**AIM:**
A precise retyping is required of every line from the one containing "Reproduce this chart with matplotlib." down to the one containing "plt.rcParams['font.family'] = ['Liberation", both included, and of no other line.
+---+
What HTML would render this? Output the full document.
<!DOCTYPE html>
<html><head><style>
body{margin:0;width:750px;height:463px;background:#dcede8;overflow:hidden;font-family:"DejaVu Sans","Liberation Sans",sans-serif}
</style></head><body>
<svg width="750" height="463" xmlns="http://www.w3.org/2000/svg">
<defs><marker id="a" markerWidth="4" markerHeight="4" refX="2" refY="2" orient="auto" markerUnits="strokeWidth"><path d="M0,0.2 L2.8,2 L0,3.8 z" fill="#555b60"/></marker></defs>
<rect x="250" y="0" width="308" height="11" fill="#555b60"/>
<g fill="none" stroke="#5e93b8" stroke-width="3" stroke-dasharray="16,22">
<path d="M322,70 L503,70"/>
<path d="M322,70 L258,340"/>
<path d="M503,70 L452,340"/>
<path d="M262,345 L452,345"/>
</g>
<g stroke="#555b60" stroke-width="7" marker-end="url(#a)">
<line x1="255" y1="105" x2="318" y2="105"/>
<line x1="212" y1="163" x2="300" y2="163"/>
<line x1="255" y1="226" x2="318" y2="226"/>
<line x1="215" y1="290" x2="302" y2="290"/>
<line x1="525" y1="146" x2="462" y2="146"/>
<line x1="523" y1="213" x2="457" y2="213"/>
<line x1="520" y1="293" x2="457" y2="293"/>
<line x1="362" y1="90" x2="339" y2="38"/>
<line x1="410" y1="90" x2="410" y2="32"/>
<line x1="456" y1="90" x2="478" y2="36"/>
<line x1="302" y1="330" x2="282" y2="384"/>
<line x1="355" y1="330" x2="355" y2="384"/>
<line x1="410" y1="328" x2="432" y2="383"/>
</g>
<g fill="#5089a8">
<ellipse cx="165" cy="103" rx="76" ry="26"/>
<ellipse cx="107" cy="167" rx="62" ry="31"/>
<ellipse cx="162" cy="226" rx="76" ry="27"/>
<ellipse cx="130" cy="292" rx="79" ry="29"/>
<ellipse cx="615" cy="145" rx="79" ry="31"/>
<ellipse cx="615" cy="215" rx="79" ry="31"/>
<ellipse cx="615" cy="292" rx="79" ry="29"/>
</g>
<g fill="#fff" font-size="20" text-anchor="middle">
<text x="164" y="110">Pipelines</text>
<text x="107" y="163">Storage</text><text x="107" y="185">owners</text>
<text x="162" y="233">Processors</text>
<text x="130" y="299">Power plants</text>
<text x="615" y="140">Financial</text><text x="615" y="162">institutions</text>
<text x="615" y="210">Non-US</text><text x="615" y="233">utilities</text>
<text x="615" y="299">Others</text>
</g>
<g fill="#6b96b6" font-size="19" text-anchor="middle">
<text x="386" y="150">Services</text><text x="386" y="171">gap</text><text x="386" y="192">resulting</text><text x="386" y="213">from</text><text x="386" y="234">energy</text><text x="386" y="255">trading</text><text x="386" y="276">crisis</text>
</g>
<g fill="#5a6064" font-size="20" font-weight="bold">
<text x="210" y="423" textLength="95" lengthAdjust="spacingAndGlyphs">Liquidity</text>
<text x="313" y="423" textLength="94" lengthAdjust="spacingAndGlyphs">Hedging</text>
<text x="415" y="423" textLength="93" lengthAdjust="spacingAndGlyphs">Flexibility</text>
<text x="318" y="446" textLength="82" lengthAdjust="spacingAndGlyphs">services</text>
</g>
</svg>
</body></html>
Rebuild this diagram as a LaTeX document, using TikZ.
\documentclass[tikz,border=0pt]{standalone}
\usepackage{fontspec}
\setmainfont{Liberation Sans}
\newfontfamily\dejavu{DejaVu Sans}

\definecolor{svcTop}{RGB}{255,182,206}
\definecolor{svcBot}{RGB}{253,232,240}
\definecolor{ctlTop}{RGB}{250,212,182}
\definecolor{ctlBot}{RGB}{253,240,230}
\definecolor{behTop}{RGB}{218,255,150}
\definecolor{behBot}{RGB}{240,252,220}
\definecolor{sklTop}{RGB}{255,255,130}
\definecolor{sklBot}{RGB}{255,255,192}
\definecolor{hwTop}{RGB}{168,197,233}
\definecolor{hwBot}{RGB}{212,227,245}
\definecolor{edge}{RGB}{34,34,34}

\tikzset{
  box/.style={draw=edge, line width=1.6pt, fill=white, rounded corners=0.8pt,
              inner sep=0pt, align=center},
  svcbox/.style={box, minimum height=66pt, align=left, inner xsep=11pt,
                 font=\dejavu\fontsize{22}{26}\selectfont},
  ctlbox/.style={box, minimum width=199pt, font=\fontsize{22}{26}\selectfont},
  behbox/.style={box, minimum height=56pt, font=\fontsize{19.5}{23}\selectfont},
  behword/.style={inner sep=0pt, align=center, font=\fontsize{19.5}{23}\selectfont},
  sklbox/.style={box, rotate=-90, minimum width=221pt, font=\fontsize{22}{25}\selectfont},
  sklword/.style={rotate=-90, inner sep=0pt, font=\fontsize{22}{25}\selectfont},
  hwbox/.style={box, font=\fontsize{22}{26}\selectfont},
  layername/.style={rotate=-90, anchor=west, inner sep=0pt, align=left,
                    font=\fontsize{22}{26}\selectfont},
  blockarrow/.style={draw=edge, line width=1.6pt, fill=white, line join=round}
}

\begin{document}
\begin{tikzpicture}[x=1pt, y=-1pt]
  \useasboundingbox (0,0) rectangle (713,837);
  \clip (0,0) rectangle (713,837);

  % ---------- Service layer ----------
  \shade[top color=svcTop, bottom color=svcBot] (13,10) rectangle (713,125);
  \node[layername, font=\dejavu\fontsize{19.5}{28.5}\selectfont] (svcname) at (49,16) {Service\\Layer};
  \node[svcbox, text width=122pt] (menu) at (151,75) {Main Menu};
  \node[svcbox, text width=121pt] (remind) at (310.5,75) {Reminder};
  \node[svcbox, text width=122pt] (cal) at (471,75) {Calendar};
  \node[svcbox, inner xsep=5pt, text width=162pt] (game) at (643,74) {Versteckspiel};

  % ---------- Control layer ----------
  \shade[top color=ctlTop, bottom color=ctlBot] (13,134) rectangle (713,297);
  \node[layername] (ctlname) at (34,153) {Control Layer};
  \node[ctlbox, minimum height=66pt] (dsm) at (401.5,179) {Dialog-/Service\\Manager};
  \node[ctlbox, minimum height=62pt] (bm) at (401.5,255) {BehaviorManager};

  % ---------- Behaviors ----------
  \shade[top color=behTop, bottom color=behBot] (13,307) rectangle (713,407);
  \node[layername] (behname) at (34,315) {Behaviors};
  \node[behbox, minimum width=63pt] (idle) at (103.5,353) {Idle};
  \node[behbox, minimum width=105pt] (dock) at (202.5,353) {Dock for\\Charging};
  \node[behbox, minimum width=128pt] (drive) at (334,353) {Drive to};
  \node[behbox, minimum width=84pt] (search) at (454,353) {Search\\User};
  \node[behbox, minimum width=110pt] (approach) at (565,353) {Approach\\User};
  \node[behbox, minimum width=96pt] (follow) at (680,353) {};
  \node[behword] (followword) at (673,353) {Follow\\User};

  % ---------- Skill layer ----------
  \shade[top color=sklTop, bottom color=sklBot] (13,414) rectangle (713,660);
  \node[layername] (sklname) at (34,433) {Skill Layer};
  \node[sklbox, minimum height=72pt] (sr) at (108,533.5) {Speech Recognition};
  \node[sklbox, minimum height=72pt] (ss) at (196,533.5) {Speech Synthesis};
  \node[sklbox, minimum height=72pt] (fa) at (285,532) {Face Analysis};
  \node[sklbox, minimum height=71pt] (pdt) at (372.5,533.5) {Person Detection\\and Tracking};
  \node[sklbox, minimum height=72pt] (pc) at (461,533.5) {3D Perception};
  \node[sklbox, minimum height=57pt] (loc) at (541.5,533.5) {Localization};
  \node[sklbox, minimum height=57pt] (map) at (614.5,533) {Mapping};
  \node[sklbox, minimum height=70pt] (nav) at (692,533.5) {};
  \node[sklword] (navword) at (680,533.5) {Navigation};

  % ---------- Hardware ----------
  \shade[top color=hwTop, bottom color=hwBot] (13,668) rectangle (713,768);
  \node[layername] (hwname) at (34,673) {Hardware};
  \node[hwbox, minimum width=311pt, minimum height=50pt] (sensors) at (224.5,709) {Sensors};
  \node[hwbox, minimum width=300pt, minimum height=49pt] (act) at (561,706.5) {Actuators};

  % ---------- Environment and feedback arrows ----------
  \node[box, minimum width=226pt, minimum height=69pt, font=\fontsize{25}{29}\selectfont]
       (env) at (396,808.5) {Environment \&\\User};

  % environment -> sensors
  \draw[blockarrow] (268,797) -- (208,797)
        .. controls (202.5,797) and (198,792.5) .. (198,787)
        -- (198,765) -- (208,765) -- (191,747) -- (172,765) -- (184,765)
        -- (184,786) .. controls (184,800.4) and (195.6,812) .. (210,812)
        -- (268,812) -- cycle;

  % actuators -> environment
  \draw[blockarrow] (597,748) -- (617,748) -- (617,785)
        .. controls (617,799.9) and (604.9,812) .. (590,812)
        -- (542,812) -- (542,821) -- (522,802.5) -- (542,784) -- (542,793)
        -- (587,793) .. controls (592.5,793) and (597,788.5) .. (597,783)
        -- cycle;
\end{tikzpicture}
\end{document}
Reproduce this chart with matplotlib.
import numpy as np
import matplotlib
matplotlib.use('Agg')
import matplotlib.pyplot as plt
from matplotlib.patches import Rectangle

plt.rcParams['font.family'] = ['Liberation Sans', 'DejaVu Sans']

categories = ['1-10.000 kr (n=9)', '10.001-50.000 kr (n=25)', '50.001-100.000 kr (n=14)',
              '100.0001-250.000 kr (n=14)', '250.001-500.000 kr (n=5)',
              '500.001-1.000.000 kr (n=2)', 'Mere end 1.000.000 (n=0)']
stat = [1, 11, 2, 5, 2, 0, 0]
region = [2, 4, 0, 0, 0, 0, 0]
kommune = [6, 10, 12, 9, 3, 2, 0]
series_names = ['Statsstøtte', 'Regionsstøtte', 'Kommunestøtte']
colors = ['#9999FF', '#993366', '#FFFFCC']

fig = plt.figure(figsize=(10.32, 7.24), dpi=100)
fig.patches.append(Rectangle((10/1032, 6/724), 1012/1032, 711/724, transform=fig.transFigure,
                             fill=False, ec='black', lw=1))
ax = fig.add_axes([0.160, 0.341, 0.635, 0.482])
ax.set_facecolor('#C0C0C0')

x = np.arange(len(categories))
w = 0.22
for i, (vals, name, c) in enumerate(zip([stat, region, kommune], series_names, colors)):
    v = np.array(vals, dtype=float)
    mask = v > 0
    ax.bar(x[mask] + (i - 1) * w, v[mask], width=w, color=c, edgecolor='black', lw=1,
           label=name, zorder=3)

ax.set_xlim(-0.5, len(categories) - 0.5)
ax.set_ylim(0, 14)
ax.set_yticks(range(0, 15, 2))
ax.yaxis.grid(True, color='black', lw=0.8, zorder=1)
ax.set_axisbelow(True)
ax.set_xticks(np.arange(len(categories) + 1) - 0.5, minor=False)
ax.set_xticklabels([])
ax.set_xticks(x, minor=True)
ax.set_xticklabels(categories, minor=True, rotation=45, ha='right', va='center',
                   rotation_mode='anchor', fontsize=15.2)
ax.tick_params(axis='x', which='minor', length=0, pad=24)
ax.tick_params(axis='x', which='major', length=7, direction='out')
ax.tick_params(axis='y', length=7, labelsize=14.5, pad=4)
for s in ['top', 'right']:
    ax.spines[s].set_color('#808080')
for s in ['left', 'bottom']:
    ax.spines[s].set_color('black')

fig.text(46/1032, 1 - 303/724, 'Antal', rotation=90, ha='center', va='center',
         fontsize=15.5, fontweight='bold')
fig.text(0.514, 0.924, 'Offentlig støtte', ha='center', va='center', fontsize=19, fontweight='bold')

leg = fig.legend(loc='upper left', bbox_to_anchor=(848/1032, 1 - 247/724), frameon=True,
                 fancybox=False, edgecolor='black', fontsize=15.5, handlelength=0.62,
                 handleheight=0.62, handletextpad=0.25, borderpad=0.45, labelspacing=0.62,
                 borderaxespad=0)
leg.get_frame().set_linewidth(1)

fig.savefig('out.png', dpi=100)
+---+
**WRITTEN RESPONSE:**
Reproduce this chart with matplotlib.
import numpy as np
import matplotlib
matplotlib.use('Agg')
import matplotlib.pyplot as plt
from matplotlib.patches import Rectangle

plt.rcParams['font.family'] = ['Liberation Sans', 'DejaVu Sans']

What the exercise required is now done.